In order not to hide any load arrows, the default is to use a transparent representation of the geometry. This is obtained through the extra surface plot Gray Surfaces together with a
Transparency subnode. This plot adds a uniform gray surface on each boundary of the geometry. The effect is shown in
Figure 2-31. If you disable the
Gray Surfaces plot, the structure will have a wireframe outline only. You can modify the transparency level in the
Transparency subnode, or delete the node completely. You can, furthermore, add a
Selection subnode to the
Gray Surfaces node to modify on which boundaries to plot the gray surface.
The Gray Surfaces plot is only generated for physics that use a 2D or 3D representation of the geometry.
You can change the attachment of the arrow by changing the setting of Arrow base in the
Coloring and Style section. The default is in most cases to place the tail on the geometry. One exception is, for example, a pressure boundary load for which the head of the arrow is placed at the geometry.
For distributed fields, the default is to place one arrow at the center of each element, element face, or element edge. If the density of arrows is not appropriate, you can modify the settings in the Arrow Positioning section. For example, change
Placement to
Mesh nodes to place an arrow in each point of the of the linear mesh, or set it to
Uniform to specify an arbitrary number of arrows to be plotted.
The color scheme of the arrow plots is controlled in a Color Expression subnode.
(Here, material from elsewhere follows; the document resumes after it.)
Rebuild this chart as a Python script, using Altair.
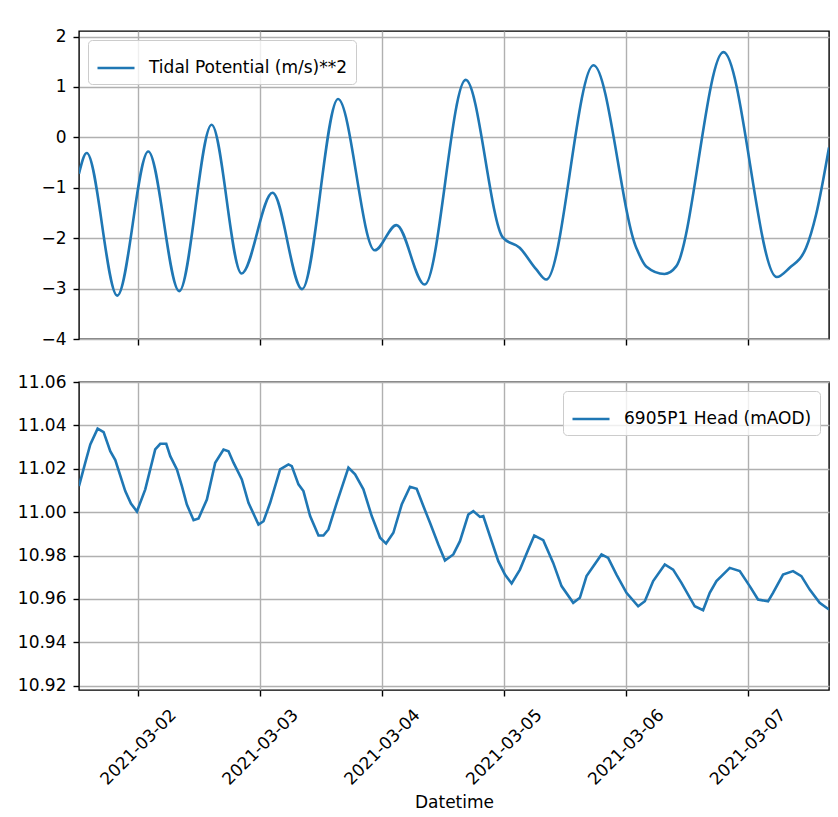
import altair as alt
import pandas as pd

BASE = "2021-03-01"

# Tidal potential: turning points and shoulders
tide_hours = [12.33, 13.85, 19.87, 25.97, 32.07, 38.44, 44.34, 50.44, 56.26, 63.34,
              70.56, 74.83, 80.40, 88.47, 95.80, 99.09, 102.37, 104.34, 113.64, 122.05,
              124.01, 127.61, 129.91, 139.22, 149.71, 152.20, 155.49, 157.46, 160.00]
tide_values = [-0.72, -0.31, -3.14, -0.28, -3.05, 0.25, -2.70, -1.10, -3.01, 0.76,
               -2.24, -1.74, -2.92, 1.14, -1.99, -2.19, -2.62, -2.82, 1.43, -2.19,
               -2.56, -2.71, -2.56, 1.69, -2.77, -2.59, -2.19, -1.53, -0.20]

head_hours = [12.33, 13.57, 14.56, 16.00, 17.18, 18.49, 19.48, 21.44, 22.56, 23.74,
              25.38, 27.34, 28.33, 29.51, 30.30, 31.61, 32.59, 33.57, 34.89, 35.87,
              37.51, 39.15, 40.79, 41.77, 42.75, 44.39, 45.70, 47.67, 48.66, 49.97,
              51.93, 53.57, 54.23, 55.54, 56.52, 57.84, 59.48, 60.46, 61.44, 63.08,
              65.38, 66.69, 68.33, 69.97, 71.61, 72.79, 74.23, 75.87, 77.51, 78.82,
              80.13, 81.44, 83.08, 84.39, 86.03, 87.34, 88.98, 89.97, 91.28, 91.93,
              93.25, 94.89, 96.20, 97.51, 99.15, 100.79, 101.97, 103.74, 105.70, 107.34,
              109.64, 110.95, 112.26, 115.21, 116.52, 118.16, 120.13, 122.43, 123.74, 125.38,
              127.67, 129.31, 130.95, 133.57, 135.21, 136.52, 137.84, 140.46, 142.43, 144.39,
              146.03, 148.00, 148.98, 150.95, 152.92, 154.56, 156.20, 158.16, 160.00]
head_values = [11.0120, 11.0228, 11.0312, 11.0385, 11.0369, 11.0281, 11.0240, 11.0097, 11.0040, 11.0003,
               11.0105, 11.0289, 11.0315, 11.0315, 11.0258, 11.0197, 11.0120, 11.0035, 10.9963, 10.9971,
               11.0058, 11.0228, 11.0289, 11.0281, 11.0228, 11.0151, 11.0043, 10.9943, 10.9958, 11.0043,
               11.0197, 11.0220, 11.0212, 11.0128, 11.0097, 10.9982, 10.9892, 10.9892, 10.9920, 11.0043,
               11.0205, 11.0174, 11.0105, 10.9982, 10.9882, 10.9855, 10.9905, 11.0035, 11.0117, 11.0108,
               11.0028, 10.9951, 10.9851, 10.9777, 10.9805, 10.9866, 10.9989, 11.0005, 10.9978, 10.9982,
               10.9889, 10.9774, 10.9712, 10.9671, 10.9735, 10.9828, 10.9892, 10.9871, 10.9766, 10.9659,
               10.9582, 10.9605, 10.9705, 10.9805, 10.9789, 10.9712, 10.9628, 10.9566, 10.9589, 10.9682,
               10.9759, 10.9735, 10.9674, 10.9566, 10.9548, 10.9628, 10.9682, 10.9743, 10.9728, 10.9659,
               10.9597, 10.9589, 10.9628, 10.9712, 10.9728, 10.9705, 10.9643, 10.9582, 10.9551]

tide_label = "Tidal Potential (m/s)**2"
head_label = "6905P1 Head (mAOD)"
day_ticks = [2, 3, 4, 5, 6, 7]
tide_ticks = [-4, -3, -2, -1, 0, 1, 2]
head_ticks = [10.92, 10.94, 10.96, 10.98, 11.00, 11.02, 11.04, 11.06]
tide_domain = [-4, 2.11]
head_domain = [10.918, 11.06]

base = pd.Timestamp(BASE)
tide_df = pd.DataFrame({
    "Datetime": base + pd.to_timedelta(tide_hours, unit="h"),
    "value": tide_values,
    "series": tide_label,
})
head_df = pd.DataFrame({
    "Datetime": base + pd.to_timedelta(head_hours, unit="h"),
    "value": head_values,
    "series": head_label,
})

x_domain = [alt.DateTime(year=2021, month=3, date=1, hours=12, minutes=20),
            alt.DateTime(year=2021, month=3, date=7, hours=16, minutes=0)]
x_values = [alt.DateTime(year=2021, month=3, date=d) for d in day_ticks]
BLUE = "#1f77b4"
FONT = "DejaVu Sans"


def legend(orient):
    return alt.Legend(
        title=None, orient=orient, offset=9,
        fillColor="rgba(255,255,255,0.8)", strokeColor="#cccccc",
        cornerRadius=4, padding=8,
        symbolType="stroke", symbolSize=1369, symbolStrokeWidth=2.6,
        symbolStrokeColor=BLUE,
        labelFontSize=17, labelFont=FONT, labelColor="#000000", labelOffset=13,
        labelLimit=500,
    )


top = alt.Chart(tide_df).mark_line(strokeWidth=2.6, interpolate="monotone", clip=True).encode(
    x=alt.X("Datetime:T", scale=alt.Scale(domain=x_domain),
            axis=alt.Axis(values=x_values, labels=False, title=None, grid=True, domain=False)),
    y=alt.Y("value:Q", scale=alt.Scale(domain=tide_domain, nice=False, zero=False),
            axis=alt.Axis(values=tide_ticks, format="d", title=None, domain=False)),
    color=alt.Color("series:N", scale=alt.Scale(range=[BLUE]), legend=legend("top-left")),
).properties(width=750, height=308)

bottom = alt.Chart(head_df).mark_line(strokeWidth=2.6, clip=True).encode(
    x=alt.X("Datetime:T", scale=alt.Scale(domain=x_domain),
            axis=alt.Axis(values=x_values, format="%Y-%m-%d", title="Datetime",
                          labelAngle=-45, labelAlign="center", labelBaseline="middle",
                          labelPadding=51, labelFlush=False, labelOverlap=False,
                          titlePadding=7, domain=False)),
    y=alt.Y("value:Q", scale=alt.Scale(domain=head_domain, nice=False, zero=False),
            axis=alt.Axis(values=head_ticks, format=".2f", title=None, domain=False)),
    color=alt.Color("series:N", scale=alt.Scale(range=[BLUE]), legend=legend("top-right")),
).properties(width=750, height=308)

chart = alt.vconcat(top, bottom, spacing=24).resolve_scale(
    color="independent"
).properties(
    padding={"left": 8, "top": 18, "right": 0, "bottom": 0},
    background="#ffffff",
).configure_view(
    stroke="#000000", strokeWidth=1.4,
).configure_axis(
    labelFont=FONT, labelFontSize=17, labelColor="#000000",
    titleFont=FONT, titleFontSize=17, titleFontWeight="normal", titleColor="#000000",
    tickColor="#000000", tickSize=6, tickWidth=1.4, labelPadding=7,
    gridColor="#b0b0b0", gridWidth=1.4,
)

chart.save("out.html", embed_options={"renderer": "svg", "actions": False})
The default color table is a
Gradient going from red to black. You can change this in the
Coloring list. By selecting
Color table, the color table is automatically set to
Spectrum. This color table can be useful for a clear visualization of the applied loads, when, for example, the magnitude varies significantly between load features.
By default, the load plots are presented in the initial configuration of the model. However, when applicable, a Deformation subnode is added to each plot, but with the
Scale factor set to zero. Modify the scale factor to view the loads in a deformed state. Note that when multiple load plots exist in a plot group, the scale factor is by default inherited from the first plot. The exception is the
Gray Surfaces plot, where the scale factor is set independently of the other plots.
When the analysis includes geometric nonlinearities, the Scale factor is by default set to one. Hence, the loads are presented in the deformed configuration for such cases.